5 Lent A 2008 (RCL)
(Ezekiel 37: 1-14; Ps 130; Rom 8: 6-11; John 11: 1-45)
A memorable graveyard moment:
My Aunt Alice, my mother’s sister and the last fabulous survivor of my family’s “old folks”, died five years ago this May. I flew back to New York for the funeral. Like any good Irish funeral, there are lots of stories to tell. But my favorite moment came when the six of us and my cousin Paul were gathered around her open grave. The profound silence was broken by my brother Hank, who has no sense of the volume of his voice after a lifetime spent in sheet metal shops. Hank’s voice boomed, “Well, that the last of them!”
We put our heads back and laughed. But as we gazed down into Aunt Alice’s grave the laughs turned uneasy. Someone spoke in a softer tone, “Yeah, we’re the old folks now.”
Last week we heard about the joy of blindness, that if we think we can see we’d better turn blind so Jesus can open our eyes to what is true and real. Today we hear of the hope in death.
I try to be generous and kind when I attend funerals. But the older I get, the more critical I’ve become. I’ve smelled too many flower petals, heard too much sticky sentiment, read too many re-prints of that poem that says “I’m not really dead.” Tell that to the people living in the now empty-feeling house. We walk away numb from many funerals, never having discussed the silent elephant in the room. In a series of fantasy novels by Terry Pratchett, Death is a main character. He’s not a bad guy, he’s not mean, sometimes he is unintentionally funny. But he’s Death, and when he comes to call there’s no argument.
“Mortal, can these bones live?”
I think of the Killing Fields of Cambodia or the sites of genocide the world over when I hear today’s Valley of Dry Bones. Silent bones, absolutely still—as a young priest it took me a long time to get used to the stillness of death.
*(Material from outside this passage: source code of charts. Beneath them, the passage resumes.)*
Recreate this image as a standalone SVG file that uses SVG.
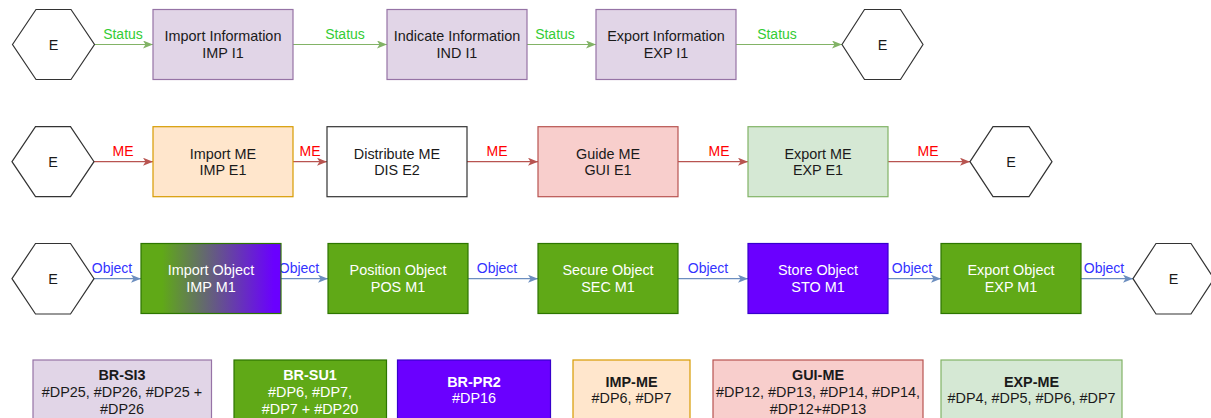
<svg xmlns="http://www.w3.org/2000/svg" width="1211" height="418" viewBox="0 0 1211 418">
<style>
text{font-family:"Liberation Sans",Arial,sans-serif;text-anchor:middle}
.n{font-size:14.4px;fill:#1a1a1a}
.w{font-size:14.4px;fill:#ffffff}
.b{font-weight:bold}
.hex{fill:#ffffff;stroke:#333333;stroke-width:1.2}
.pur{fill:#e1d5e7;stroke:#9673a6;stroke-width:1.2}
.org{fill:#ffe6cc;stroke:#d79b00;stroke-width:1.2}
.wht{fill:#ffffff;stroke:#333333;stroke-width:1.2}
.red{fill:#f8cecc;stroke:#b85450;stroke-width:1.2}
.lgr{fill:#d5e8d4;stroke:#82b366;stroke-width:1.2}
.grn{fill:#60a917;stroke:#2d7600;stroke-width:1.2}
.vio{fill:#6a00ff;stroke:#3700cc;stroke-width:1.2}
.eg{stroke:#82b366;stroke-width:1.2;fill:none;marker-end:url(#ag)}
.er{stroke:#b85450;stroke-width:1.2;fill:none;marker-end:url(#ar)}
.eb{stroke:#6c8ebf;stroke-width:1.2;fill:none;marker-end:url(#ab)}
.lg{font-size:14px;fill:#33cc33}
.lr{font-size:14px;fill:#ff0000}
.lb{font-size:14px;fill:#3333ff}
</style>
<defs>
<marker id="ag" viewBox="0 0 10 8" refX="10" refY="4" markerWidth="10" markerHeight="8" markerUnits="userSpaceOnUse" orient="auto"><path d="M0,0 L10,4 L0,8 L2.5,4 Z" fill="#82b366"/></marker>
<marker id="ar" viewBox="0 0 10 8" refX="10" refY="4" markerWidth="10" markerHeight="8" markerUnits="userSpaceOnUse" orient="auto"><path d="M0,0 L10,4 L0,8 L2.5,4 Z" fill="#b85450"/></marker>
<marker id="ab" viewBox="0 0 10 8" refX="10" refY="4" markerWidth="10" markerHeight="8" markerUnits="userSpaceOnUse" orient="auto"><path d="M0,0 L10,4 L0,8 L2.5,4 Z" fill="#6c8ebf"/></marker>
<linearGradient id="gimp" x1="0" y1="0" x2="1" y2="0">
<stop offset="0.15" stop-color="#60a917"/>
<stop offset="0.95" stop-color="#6a00ff"/>
</linearGradient>
</defs>

<g id="connectors">
<line class="eg" x1="94.5" y1="44.5" x2="153" y2="44.5"/>
<line class="eg" x1="293" y1="44.5" x2="387" y2="44.5"/>
<line class="eg" x1="527" y1="44.5" x2="596" y2="44.5"/>
<line class="eg" x1="736" y1="44.5" x2="842" y2="44.5"/>
<text class="lg" x="123" y="38.5">Status</text>
<text class="lg" x="345" y="38.5">Status</text>
<text class="lg" x="555" y="38.5">Status</text>
<text class="lg" x="777" y="38.5">Status</text>

<line class="er" x1="94" y1="161.7" x2="153" y2="161.7"/>
<line class="er" x1="293" y1="161.7" x2="327" y2="161.7"/>
<line class="er" x1="467" y1="161.7" x2="538" y2="161.7"/>
<line class="er" x1="678" y1="161.7" x2="748" y2="161.7"/>
<line class="er" x1="888" y1="161.7" x2="970" y2="161.7"/>
<text class="lr" x="123" y="155.5">ME</text>
<text class="lr" x="310" y="155.5">ME</text>
<text class="lr" x="497" y="155.5">ME</text>
<text class="lr" x="719" y="155.5">ME</text>
<text class="lr" x="928" y="155.5">ME</text>

<line class="eb" x1="94" y1="278.7" x2="141" y2="278.7"/>
<line class="eb" x1="281" y1="278.7" x2="328" y2="278.7"/>
<line class="eb" x1="468" y1="278.7" x2="538" y2="278.7"/>
<line class="eb" x1="678" y1="278.7" x2="748" y2="278.7"/>
<line class="eb" x1="888" y1="278.7" x2="941" y2="278.7"/>
<line class="eb" x1="1081" y1="278.7" x2="1133" y2="278.7"/>
<text class="lb" x="112" y="272.5">Object</text>
<text class="lb" x="299" y="272.5">Object</text>
<text class="lb" x="497" y="272.5">Object</text>
<text class="lb" x="708" y="272.5">Object</text>
<text class="lb" x="912" y="272.5">Object</text>
<text class="lb" x="1104" y="272.5">Object</text>
</g>

<g id="e1a"><polygon class="hex" points="12.5,44.5 36,9.5 71,9.5 94.5,44.5 71,79.5 36,79.5"/><text class="n" x="53.5" y="49.5">E</text></g>
<g id="imp-i1"><rect class="pur" x="153" y="9.5" width="140" height="70"/><text class="n" x="223" y="41.3">Import Information</text><text class="n" x="223" y="58">IMP I1</text></g>
<g id="ind-i1"><rect class="pur" x="387" y="9.5" width="140" height="70"/><text class="n" x="457" y="41.3">Indicate Information</text><text class="n" x="457" y="58">IND I1</text></g>
<g id="exp-i1"><rect class="pur" x="596" y="9.5" width="140" height="70"/><text class="n" x="666" y="41.3">Export Information</text><text class="n" x="666" y="58">EXP I1</text></g>
<g id="e1b"><polygon class="hex" points="842,44.5 864.5,9.5 900.5,9.5 923,44.5 900.5,79.5 864.5,79.5"/><text class="n" x="882.5" y="49.5">E</text></g>

<g id="e2a"><polygon class="hex" points="12,161.7 35.5,126.7 70.5,126.7 94,161.7 70.5,196.7 35.5,196.7"/><text class="n" x="53" y="166.7">E</text></g>
<g id="imp-e1"><rect class="org" x="153" y="126.7" width="140" height="70"/><text class="n" x="223" y="158.5">Import ME</text><text class="n" x="223" y="175.2">IMP E1</text></g>
<g id="dis-e2"><rect class="wht" x="327" y="126.7" width="140" height="70"/><text class="n" x="397" y="158.5">Distribute ME</text><text class="n" x="397" y="175.2">DIS E2</text></g>
<g id="gui-e1"><rect class="red" x="538" y="126.7" width="140" height="70"/><text class="n" x="608" y="158.5">Guide ME</text><text class="n" x="608" y="175.2">GUI E1</text></g>
<g id="exp-e1"><rect class="lgr" x="748" y="126.7" width="140" height="70"/><text class="n" x="818" y="158.5">Export ME</text><text class="n" x="818" y="175.2">EXP E1</text></g>
<g id="e2b"><polygon class="hex" points="970,161.7 993,126.7 1029,126.7 1052,161.7 1029,196.7 993,196.7"/><text class="n" x="1011" y="166.7">E</text></g>

<g id="e3a"><polygon class="hex" points="12,278.7 35.5,243.5 70.5,243.5 94,278.7 70.5,314 35.5,314"/><text class="n" x="53" y="283.7">E</text></g>
<g id="imp-m1"><rect x="141" y="243.5" width="140" height="70" fill="url(#gimp)" stroke="#2d7600" stroke-width="1.2"/><text class="w" x="211" y="275.3">Import Object</text><text class="w" x="211" y="292">IMP M1</text></g>
<g id="pos-m1"><rect class="grn" x="328" y="243.5" width="140" height="70"/><text class="w" x="398" y="275.3">Position Object</text><text class="w" x="398" y="292">POS M1</text></g>
<g id="sec-m1"><rect class="grn" x="538" y="243.5" width="140" height="70"/><text class="w" x="608" y="275.3">Secure Object</text><text class="w" x="608" y="292">SEC M1</text></g>
<g id="sto-m1"><rect class="vio" x="748" y="243.5" width="140" height="70"/><text class="w" x="818" y="275.3">Store Object</text><text class="w" x="818" y="292">STO M1</text></g>
<g id="exp-m1"><rect class="grn" x="941" y="243.5" width="140" height="70"/><text class="w" x="1011" y="275.3">Export Object</text><text class="w" x="1011" y="292">EXP M1</text></g>
<g id="e3b"><polygon class="hex" points="1133,278.7 1156,243.5 1191,243.5 1214,278.7 1191,314 1156,314"/><text class="n" x="1173.5" y="283.7">E</text></g>

<g id="br-si3"><rect class="pur" x="33" y="360" width="178.5" height="65"/><text class="n b" x="122" y="380">BR-SI3</text><text class="n" x="122" y="397">#DP25, #DP26, #DP25 +</text><text class="n" x="122" y="413.5">#DP26</text></g>
<g id="br-su1"><rect class="grn" x="234" y="360" width="152.5" height="65"/><text class="w b" x="310" y="380">BR-SU1</text><text class="w" x="310" y="397">#DP6, #DP7,</text><text class="w" x="310" y="413.5">#DP7 + #DP20</text></g>
<g id="br-pr2"><rect class="vio" x="397.5" y="360" width="153" height="65"/><text class="w b" x="474" y="386.7">BR-PR2</text><text class="w" x="474" y="403.3">#DP16</text></g>
<g id="imp-me"><rect class="org" x="573" y="360" width="117" height="65"/><text class="n b" x="631.5" y="386.7">IMP-ME</text><text class="n" x="631.5" y="403.3">#DP6, #DP7</text></g>
<g id="gui-me"><rect class="red" x="713" y="360" width="210" height="65"/><text class="n b" x="818" y="380">GUI-ME</text><text class="n" x="818" y="397">#DP12, #DP13, #DP14, #DP14,</text><text class="n" x="818" y="413.5">#DP12+#DP13</text></g>
<g id="exp-me"><rect class="lgr" x="941" y="360" width="181" height="65"/><text class="n b" x="1031.5" y="386.7">EXP-ME</text><text class="n" x="1031.5" y="403.3">#DP4, #DP5, #DP6, #DP7</text></g>
</svg>
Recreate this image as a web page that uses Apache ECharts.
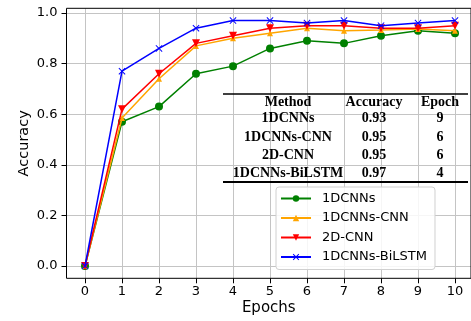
<!DOCTYPE html>
<html><head><meta charset="utf-8">
<script src="https://cdn.jsdelivr.net/npm/echarts@6/dist/echarts.min.js"></script>
<style>html,body{margin:0;padding:0;background:#fff}#c{width:471px;height:321px}</style>
</head><body><div id="c"></div>
<script>
const epochs=[0,1,2,3,4,5,6,7,8,9,10];
const seriesNames=['1DCNNs','1DCNNs-CNN','2D-CNN','1DCNNs-BiLSTM'];
const acc1DCNNs=[0,0.57,0.63,0.76,0.79,0.86,0.89,0.88,0.91,0.93,0.92];
const acc1DCNNsCNN=[0,0.585,0.74,0.87,0.90,0.92,0.94,0.93,0.933,0.937,0.93];
const acc2DCNN=[0,0.62,0.76,0.88,0.91,0.94,0.95,0.95,0.94,0.94,0.95];
const accBiLSTM=[0,0.77,0.86,0.94,0.97,0.97,0.96,0.97,0.95,0.96,0.97];
const yTicks=[0,0.2,0.4,0.6,0.8,1.0];
const xTicks=[0,1,2,3,4,5,6,7,8,9,10];
const tableHeader=['Method','Accuracy','Epoch'];
const tableMethods=['1DCNNs','1DCNNs-CNN','2D-CNN','1DCNNs-BiLSTM'];
const tableAccuracy=['0.93','0.95','0.95','0.97'];
const tableEpoch=['9','6','6','4'];

const FONT='"DejaVu Sans", sans-serif';
const chart=echarts.init(document.getElementById('c'),null,{renderer:'canvas'});
const colors=['#008000','#FFA500','#FF0000','#0000FF'];
const symbols=['circle','triangle','path://M0,0L10,0L5,9Z','path://M0,1L1,0L5,4L9,0L10,1L6,5L10,9L9,10L5,6L1,10L0,9L4,5Z'];
const symbolSizes=[8,6,8,7];
const datasets=[acc1DCNNs,acc1DCNNsCNN,acc2DCNN,accBiLSTM];

const gridCol='#c4c4c4';
const hidden=(gi,min,max)=>({type:'value',gridIndex:gi,min:min,max:max,show:false});

// table graphics
const tableX=[288,374,440];
const tableRowsY=[118.5,137,155.5,173.5];
const tfont='bold 14px "Liberation Serif", "Times New Roman", serif';
const graphics=[];
graphics.push({type:'line',shape:{x1:223,y1:94,x2:468,y2:94},style:{stroke:'#000',lineWidth:1.5},z:10});
graphics.push({type:'line',shape:{x1:223,y1:182,x2:468,y2:182},style:{stroke:'#000',lineWidth:2},z:10});
tableHeader.forEach((h,i)=>graphics.push({type:'text',x:tableX[i],y:102,z:10,style:{text:h,font:tfont,fill:'#000',align:'center',verticalAlign:'middle'}}));
tableMethods.forEach((m,r)=>{
  [m,tableAccuracy[r],tableEpoch[r]].forEach((t,i)=>graphics.push({type:'text',x:tableX[i],y:tableRowsY[r],z:10,style:{text:t,font:tfont,fill:'#000',align:'center',verticalAlign:'middle'}}));
});

const option={
  animation:false,
  backgroundColor:'#fff',
  grid:[
    {left:66.5,top:8.3,width:407,height:270,show:true,borderColor:'#000',borderWidth:1,backgroundColor:'transparent',z:5},
    {left:85,top:8.3,width:370,height:270},
    {left:66.5,top:13,width:407,height:253},
    {left:85,top:13,width:370,height:253}
  ],
  xAxis:[
    {type:'value',gridIndex:0,min:0,max:1,axisLine:{show:false},axisTick:{show:false},axisLabel:{show:false},splitLine:{show:false},
     name:'Epochs',nameLocation:'middle',nameGap:22,nameTextStyle:{fontSize:15,fontFamily:FONT,color:'#000'}},
    {type:'value',gridIndex:1,min:0,max:10,interval:1,axisLine:{show:false},
     axisTick:{show:true,length:5,lineStyle:{color:'#000',width:1}},
     axisLabel:{fontSize:13,fontFamily:FONT,color:'#000',margin:7},
     splitLine:{show:true,lineStyle:{color:gridCol,width:1}}},
    hidden(2,0,1),
    hidden(3,0,10)
  ],
  yAxis:[
    {type:'value',gridIndex:0,min:0,max:1,axisLine:{show:false},axisTick:{show:false},axisLabel:{show:false},splitLine:{show:false},
     name:'Accuracy',nameLocation:'middle',nameGap:35,nameTextStyle:{fontSize:14.5,fontFamily:FONT,color:'#000'}},
    hidden(1,0,1),
    {type:'value',gridIndex:2,min:0,max:1,interval:0.2,axisLine:{show:false},
     axisTick:{show:true,length:5,lineStyle:{color:'#000',width:1}},
     axisLabel:{fontSize:13,fontFamily:FONT,color:'#000',margin:9,formatter:v=>v.toFixed(1)},
     splitLine:{show:true,lineStyle:{color:gridCol,width:1}}},
    hidden(3,0,1)
  ],
  legend:{
    data:seriesNames,orient:'vertical',left:276,top:187,
    itemWidth:30,itemHeight:8,itemGap:6.5,
    padding:[5,8,6,4],
    backgroundColor:'rgba(255,255,255,0.85)',borderColor:'#d0d0d0',borderWidth:1,borderRadius:3,
    textStyle:{fontSize:13,fontFamily:FONT,color:'#000',padding:[0,0,0,6]},
    z:20
  },
  graphic:graphics,
  series:seriesNames.map((n,k)=>({
    name:n,type:'line',xAxisIndex:3,yAxisIndex:3,clip:false,
    data:epochs.map((e,i)=>[e,datasets[k][i]]),
    symbol:symbols[k],symbolSize:symbolSizes[k],showAllSymbol:true,
    lineStyle:{color:colors[k],width:1.5},
    itemStyle:{color:colors[k]},
    z:3+k
  }))
};
chart.setOption(option);
</script></body></html>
But there in that stillness of death the living God asks the question and awaits our answer. Do we believe that the Breath of God, the living Word of God, can make the dead live?
What is dead and still within us and among us that cries out to God for Breath and life?
“I am Resurrection and I am Life…Do you believe this?”
Again the question—in the face of the stillness of death, can God bring life from death? Martha answers like most of us would, like decent religious people often do: “Yes, I know that my brother will rise again, will live again on the last day, by and by.” Jesus’ next words are outrageous—here before you, I am Resurrection, I am life. Now we have two choices. Either Jesus is a fool and cruel as well, using Martha’s grief as a chance to play theology and ego-games. Or Jesus is somebody new and outrageous and unexpected, that he is Life and that only those who are dead or have faced death can know the super-abundant Life that stands before us.
Even though Death and I are old acquaintances, colleagues even, I still shudder when I feel the faint touch of the icy finger or gaze down into yet another grave. “Yeah, we’re the old folks now.” But the question that the living One asks us today os more powerful still, and the answer isn’t an idea or a sentiment, something to make us feel good enough to get through another day. The answer is a Who, and he is here, among us and within us. In all our dying he is present for he drank fully of the cup of death. And if the Spirit which raised the Beloved from the dead dwells in us, the Holy One will give life to our mortal bodies too.